## § Weird free group construction from adjoint functor theorem

- We wish to construct the free group on a set $S$. Call the free group $\Gamma S$.
- Call the forgetful functor from groups to sets as $U$.
- The defining property of the free group is that if we are given a mapping $\phi: S \to UG$, a map which tells us where the generators go, there is a unique map $\Gamma \phi: \Gamma S \to G$ which maps the generators of the free group via a group homomorphism into $G$. Further, there is a bijection between $\phi$ and $\Gamma \phi$.
- Written differently, there is a bijection $\hom_\texttt{Set}(S, UG) \simeq \hom_\texttt{Group}(\Gamma S, G)$. This is the condition for an adjunction.
- The idea to construct $\Gamma S$ is roughly, to take all possible maps $f_i: S \to UG$ for all groups $G$, take the product of all such maps, and define $\Gamma S \equiv im(\pi_i f_i)$. The details follow.
- First off, we can't take all groups, that's too large. So we need to cut down the size somehow. We do this by considering groups with at most $|S|$ generators, since that's all the image of the maps $f_i$ can be anyway. We're only interested in the image at the end, so we can cut down the groups we consider to be set-sized.
- Next, we need to somehow control for isomorphisms. So we first take
*isomorphism classes * of groups with at most $|S|$ generators. Call this set of groups $\mathcal G$We then construct all possible maps $f_i: S \to UG$ for all possible maps $f$, for all possible $G \in \mathcal G$. - This lets us construct the product map $f : S \to \prod_{G \in \mathcal G} UG$ given by $f(s) \equiv \prod_{G \in \mathcal G} f_i(s)$.
- Now we define the free group $\gamma S \equiv im(f)$. Why does this work?
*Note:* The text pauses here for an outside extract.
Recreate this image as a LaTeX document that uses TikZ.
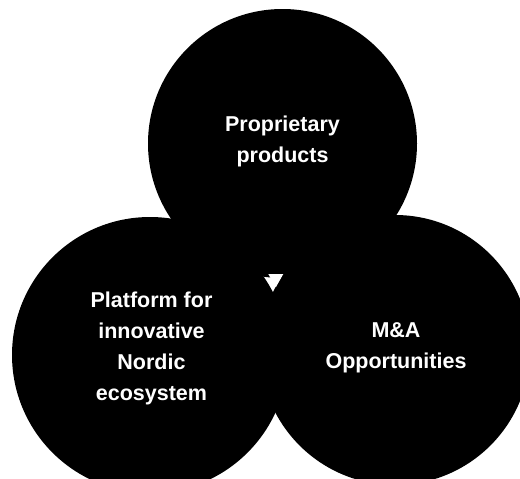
\documentclass[tikz,border=0pt]{standalone}
\usepackage{fontspec}
\setmainfont{Liberation Sans}
\begin{document}
\begin{tikzpicture}[x=1pt,y=-1pt,
  blob/.style={circle, fill=black, inner sep=0pt, outer sep=0pt},
  lbl/.style={text=white, font=\fontsize{21.5}{31}\selectfont\bfseries, align=center, inner sep=0pt}]
\useasboundingbox (0,0) rectangle (520,479);
\clip (0,0) rectangle (520,479);
\node[blob, minimum size=269pt] (top) at (282.5,143.5) {};
\node[blob, minimum size=276pt] (left) at (150,355) {};
\node[blob, minimum size=270pt] (right) at (395,350) {};
\node[lbl] (tt) at (282.5,141.5) {Proprietary\\products};
\node[lbl] (lt) at (151.5,348.5) {Platform for\\innovative\\Nordic\\ecosystem};
\node[lbl] (rt) at (396,348) {M\&A\\Opportunities};
\fill[white] (268.3,274) -- (283.3,274) -- (275.8,287.3) -- cycle;
\end{tikzpicture}
\end{document}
- Well, we check the universal property. Suppose we have some map $h: S \to UH$. This must induce a map $\Gamma h: \Gamma S \to H$.
- We can cut down the map, by writing the map as $h_{im}: S \to im(h)$. This maps into some subset of $UH$, from which we can generate a group $H_{im} \subseteq H$.
- First off, there must be some index $k$ such that $f_k = h_{im}$, since the set of maps $\{ f_i \}$ covers all possible maps from $S$into groups with those many generators.
- This implies we can project the group $\Gamma S$ at the $k$th index to get a map from $\Gamma S$ into $H_{im}$.
- We can then inject $H_{im}$ into $H$, giving us the desired map!